From The Logical Fallacies of the Documentary Hypothesis, Chapter 4:
The fifth reason why the documentarians do not believe the Pentateuch was written by a single author is that they make the unwarranted assumption that the author of the Pentateuch is not trying to convey a message. Most documentarians have never attempted to discern the overall message and purpose of the Pentateuch, an observation confirmed by the nonconservative scholar, David J.A. Clines: “Surprisingly, few scholars have studied the question of what thesis the Pentateuch in its final form is attempting to sustain.”[1] Many documentarians do not believe that the final form of the Pentateuch is attempting to sustain any kind of message or thesis at all. For example, in his commentary On Genesis, Bruce Vawter proclaims,
The ideas proposed by Genesis are those of J and P, and, occasionally, of E…. It is this fact that justifies the procedure we follow in this commentary, taking Genesis piece by piece as it may be redivided into its sources. That is where the message of Genesis is.[2]
Other documentarians believe that if the Pentateuch is conveying a message, it was created by mistake. Friedman says that when R combined P with JED, he created the view that God is both cosmic and personal and created the message that the cosmic God is concerned about each and every person. That view and that message have been essential parts of both Judaism and Christianity ever since. But that view and that message were created unintentionally. The authors of the documents never intended to convey that message and neither did R. It was the unintended by-product of the redaction process.[3] Though Friedman and Vawter may disagree on whether the Pentateuch is conveying a message, they do share something in common: they both see anomalies within a work as evidence of multiple authorship rather than as clues pointing to the author’s message and purpose.
Every writer writes because he has a message he wishes to convey. This is not to say that every story, like an Aesop’s fable, has a moral to it. The author’s message may be the story itself (which, presumably, is the message of Carroll’s “Snark”[4]). Or his message may be a piece of information or an idea or even a joke. Related to the message is the author’s purpose in conveying the message. His purpose may be to entertain us, to inform us, or to convince us. His purpose will lead him to choose his message and to shape it. If his purpose is to humor us, he will choose a story or joke that he feels is funny. If he decides that adding a few lines or rearranging some lines will make his message more effective, he will make those changes. The final product may not be funny at all—at least, we may not think so. But that’s not the point. The point is, he chose the story and he made the changes because he thought it would fulfill his purpose. In short, anomalies may appear in a work because the author thought those anomalies would help him to convey his message.

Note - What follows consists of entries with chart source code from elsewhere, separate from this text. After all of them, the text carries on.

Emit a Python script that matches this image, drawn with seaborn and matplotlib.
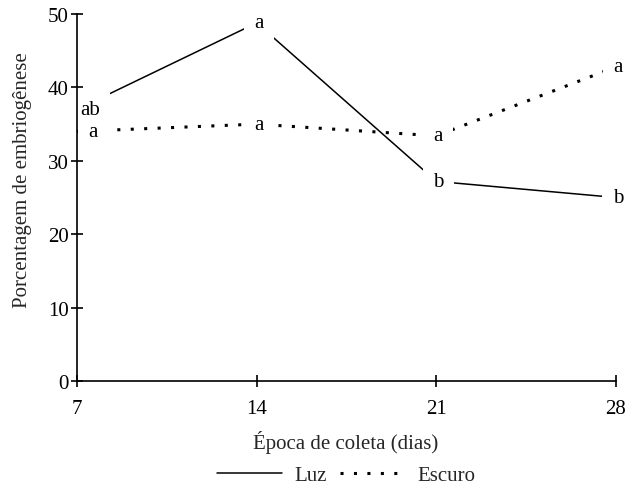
import matplotlib
matplotlib.use("Agg")
import matplotlib.pyplot as plt
from matplotlib.lines import Line2D
import seaborn as sns
import pandas as pd

# Collection time (days) and embryogenesis percentage per treatment
dias = [7, 14, 21, 28]
luz = [37.0, 48.8, 27.2, 25.0]
escuro = [34.0, 35.0, 33.4, 42.8]
letras_luz = ["ab", "a", "b", "b"]
letras_escuro = ["a", "a", "a", "a"]
tratamentos = ["Luz", "Escuro"]

df = pd.DataFrame({
    "dias": dias * 2,
    "valor": luz + escuro,
    "trat": [tratamentos[0]] * len(dias) + [tratamentos[1]] * len(dias),
})

sns.set_theme(style="white")
plt.rcParams["font.family"] = ["Liberation Serif", "DejaVu Serif"]
FS = 15
plt.rcParams["font.size"] = FS

fig = plt.figure(figsize=(6.26, 4.85), dpi=100)
ax = fig.add_axes([0.123, 0.2124, 0.861, 0.7566])

dot = (0, (1.0, 3.4))
sns.lineplot(data=df[df.trat == "Luz"], x="dias", y="valor", ax=ax,
             color="black", lw=1.1, legend=False, zorder=2)
sns.lineplot(data=df[df.trat == "Escuro"], x="dias", y="valor", ax=ax,
             color="black", lw=2.2, legend=False, zorder=2)
ax.lines[1].set_linestyle(dot)
ax.lines[1].set_dash_capstyle("butt")

# Significance letters: white boxes break the lines, letters drawn on top
box = dict(boxstyle="square,pad=0.5", fc="white", ec="none")
primeiro = {"Luz": 13, "Escuro": 16}
for nome, serie, letras in (("Luz", luz, letras_luz),
                            ("Escuro", escuro, letras_escuro)):
    for i, (x, y, t) in enumerate(zip(dias, serie, letras)):
        dx = primeiro[nome] if i == 0 else 2
        kw = dict(xytext=(dx, 0), textcoords="offset pixels", ha="center",
                  va="center", fontsize=FS, annotation_clip=False)
        ax.annotate(t, (x, y), color="none", bbox=box, zorder=3, **kw)
        ax.annotate(t, (x, y), color="black", zorder=4, **kw)

ax.set_xlim(7, 28)
ax.set_ylim(0, 50)
ax.set_xticks(dias)
ax.set_yticks([0, 10, 20, 30, 40, 50])
ax.set_xlabel("Época de coleta (dias)", fontsize=FS)
ax.set_ylabel("Porcentagem de embriogênese", fontsize=FS)
ax.xaxis.set_label_coords(0.499, -0.166)
ax.xaxis.label.set_va("center")
ax.yaxis.set_label_coords(-0.102, 0.55)
ax.yaxis.label.set_va("center")

for s in ("top", "right"):
    ax.spines[s].set_visible(False)
for s in ("left", "bottom"):
    ax.spines[s].set_color("black")
    ax.spines[s].set_linewidth(1.2)
    ax.spines[s].set_zorder(5)
ax.tick_params(axis="both", which="major", direction="inout", length=8,
               width=1.2, color="black", labelsize=FS, labelcolor="black",
               left=True, bottom=True)
ax.tick_params(axis="x", pad=9)
ax.tick_params(axis="y", pad=2)

handles = [
    Line2D([], [], color="black", lw=1.1),
    Line2D([], [], color="black", lw=2.2, linestyle=dot, dash_capstyle="butt"),
]
fig.legend(handles, tratamentos, loc="center", bbox_to_anchor=(0.553, 0.018),
           ncol=2, frameon=False, fontsize=FS, handlelength=3.1,
           columnspacing=0.62, handletextpad=0.62, borderpad=0)

fig.savefig("out.png", dpi=100)
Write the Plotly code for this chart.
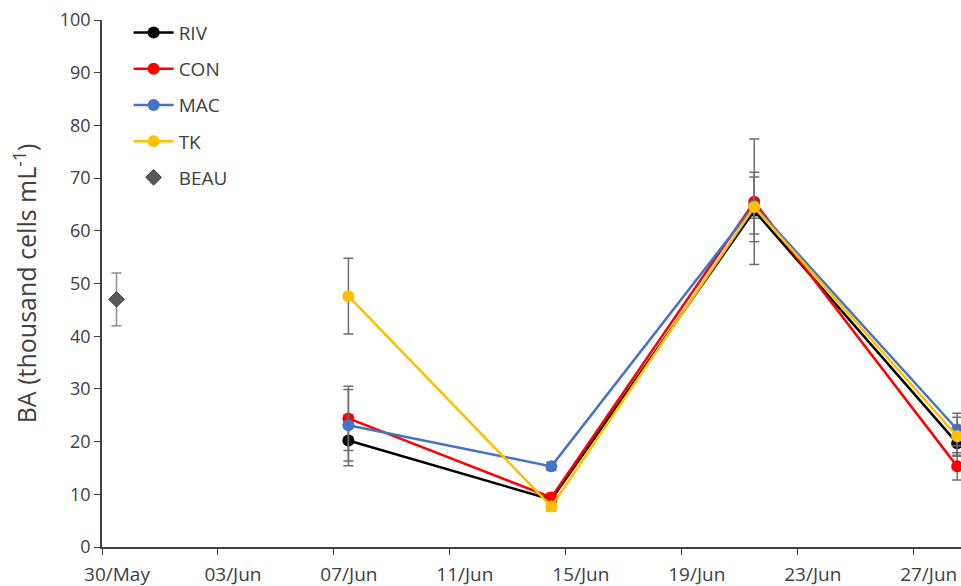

Look, for example, at what Alexander Pope does in his famous Essay on Criticism. During his sermonizing on how in poetry “the sound must seem an Echo to the sense,” he says,
When Ajax strives some rock’s vast weight to throw,
The line too labors, and the words move slow.
Most of his poem flows along in a steady iambic rhythm. This last line, however, breaks that rhythm. Is this evidence of multiple authorship? Is this evidence that a lesser poet added his own material to Pope’s original poem? Not at all. Pope is merely practicing what he preaches. In the words of one set of scholars, “The slight pauses before and after ‘too’ and the pause after ‘labors’ serve to slow the line down, and slowness is what Pope is talking about.”[5]
Or look again at what he does only a few lines earlier when he deprecates predictable poetry:
Then, at the last and only couplet fraught
With some unmeaning thing they call a thought,
A needless Alexandrine ends the song
That, like a wounded snake, drags its slow length along.
The first three lines, as well as the lines in the rest of the poem, are written in iambic pentameter: they are each five feet long. But this last line is in iambic hexameter: it is six feet long. It even looks longer than the other lines of the poem. Again, is this evidence of multiple authorship? Again, no. An Alexandrine is a poetic line written in iambic hexameter. Pope deliberately uses an Alexandrine to satirize the needless Alexandrines of other poets. His satiric wit stands out because the line itself, with its extra foot, stands out.
Pope’s anomalies helped the author to fulfill his purpose and convey his message. The anomalies in the Pentateuch were intended to do the same. This is not to say that every anomaly identified by the documentarians is a real anomaly. Before we can hear the message of the Pentateuch, we need to determine which anomalies are real and which are mere illusions.
[1] David J.A. Clines, “Introduction to the Biblical Story: Genesis-Esther,” in James L. Mays, ed., Harper’s Bible Commentary (San Francisco: Harper and Row, Publishers, 1988), 83.
[2] Bruce Vawter, On Genesis (Garden City, NY: Doubleday and Company, Inc., 1977), 23.
[3] Wrote, 216.
[4] This is precisely the view taken by Michael Holquist in his “What is a Boojum? Nonsense and Modernism,” Yale French Studies, XLIII (1969), 145-164, reprinted in Gray, 402-418.
[5] Sylvan Barnet, Morton Berman, and William Burto, An Introduction to Literature, 2nd edition (Boston: Little, Brown and Company, Inc., 1963), 363.